On Tue, 11 Jul 2023 at 12:53, Jonathan Wakely <cxx_at_[hidden]> wrote:

>
> Why should Thingy3() = default; give you that behaviour? It's still
> trivial and it is noexcept. Why should it prevent Thingy3() from zeroing
> the members?
>
The phrasing of this question assumes zeroing the members is some natural
default and deviating from it requires justification. I believe in C++ it's
the other way around: you don't pay for what you don't use, so me & quite a
few people I talked to would expect `= default` to consistently not
initialize the members, in all initialization forms.
One could just as well ask: "Why should `=default` prevent `Thingy3 t3;`
from zeroing the members?" - except that it does, and it is very natural
to expect consistent impact of `=default`.

>
> If defining it as defaulted behaved how you want, then there would be no
> way to say "it's default constructible, but I still want it to be trivial".

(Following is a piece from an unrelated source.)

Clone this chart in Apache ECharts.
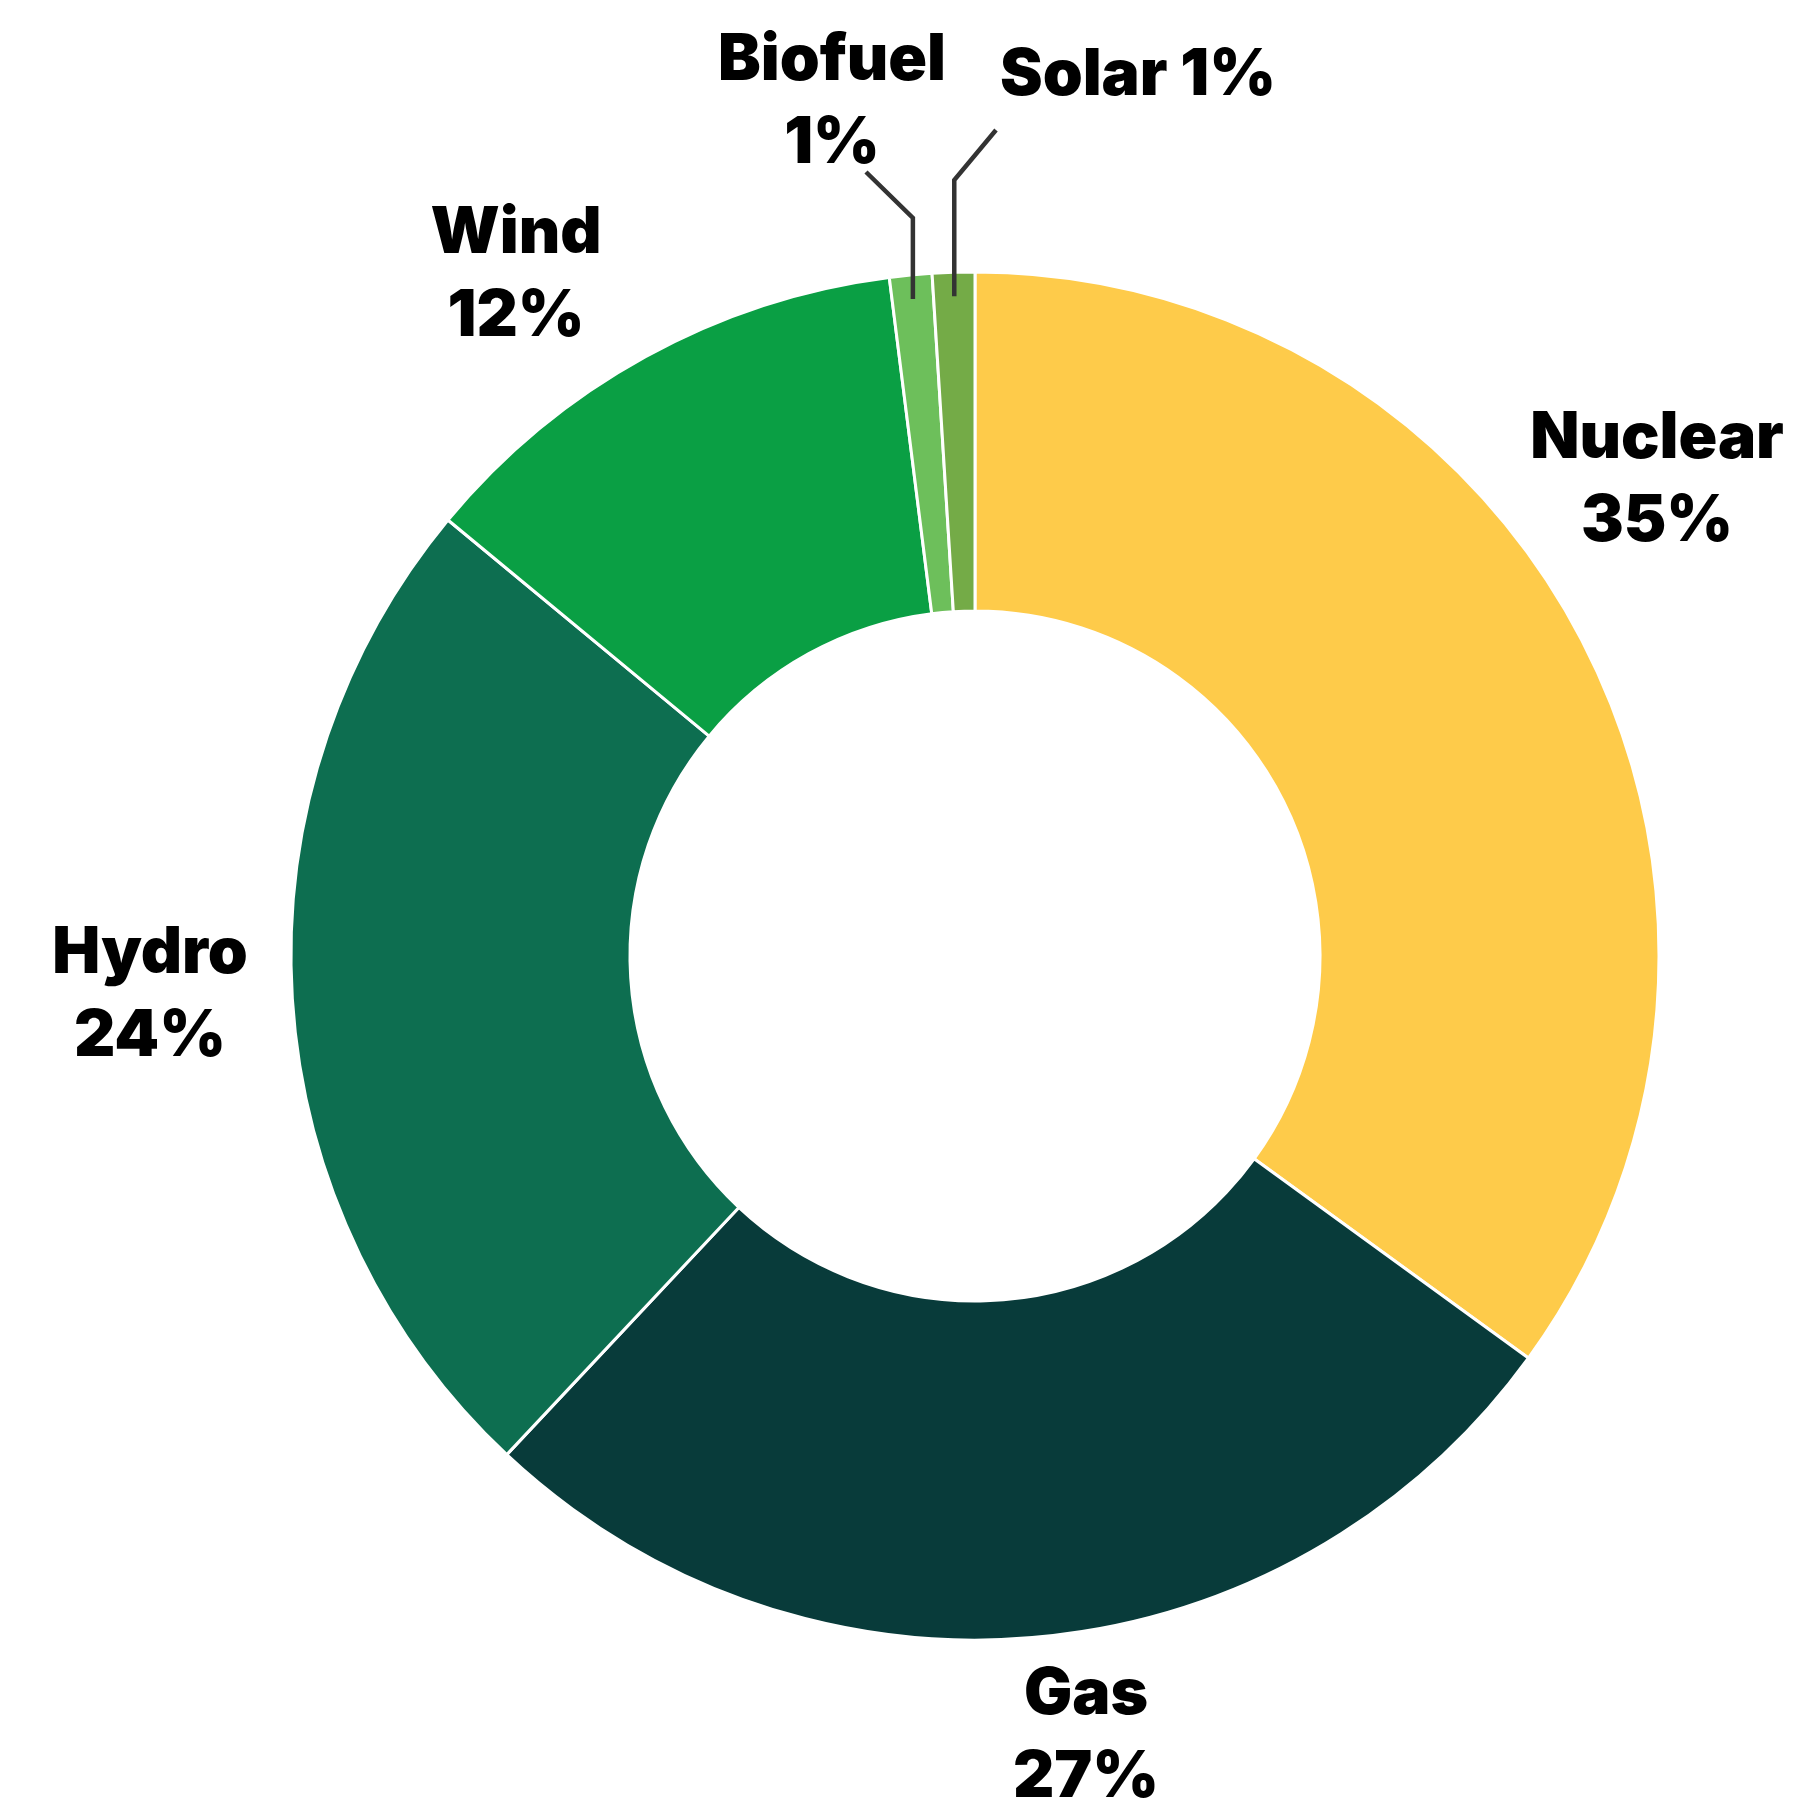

> If you do want it to be non-trivial, you can already do that, as you did
> for Thingy2.
>
Not sure I understand this, and if I do - not sure I agree. If you want to
say "it's default constructible, but the ctor zeros members" (is that what
you mean by 'trivial'?) then there certainly is a way to express it: just
write a default ctor that zeros the members.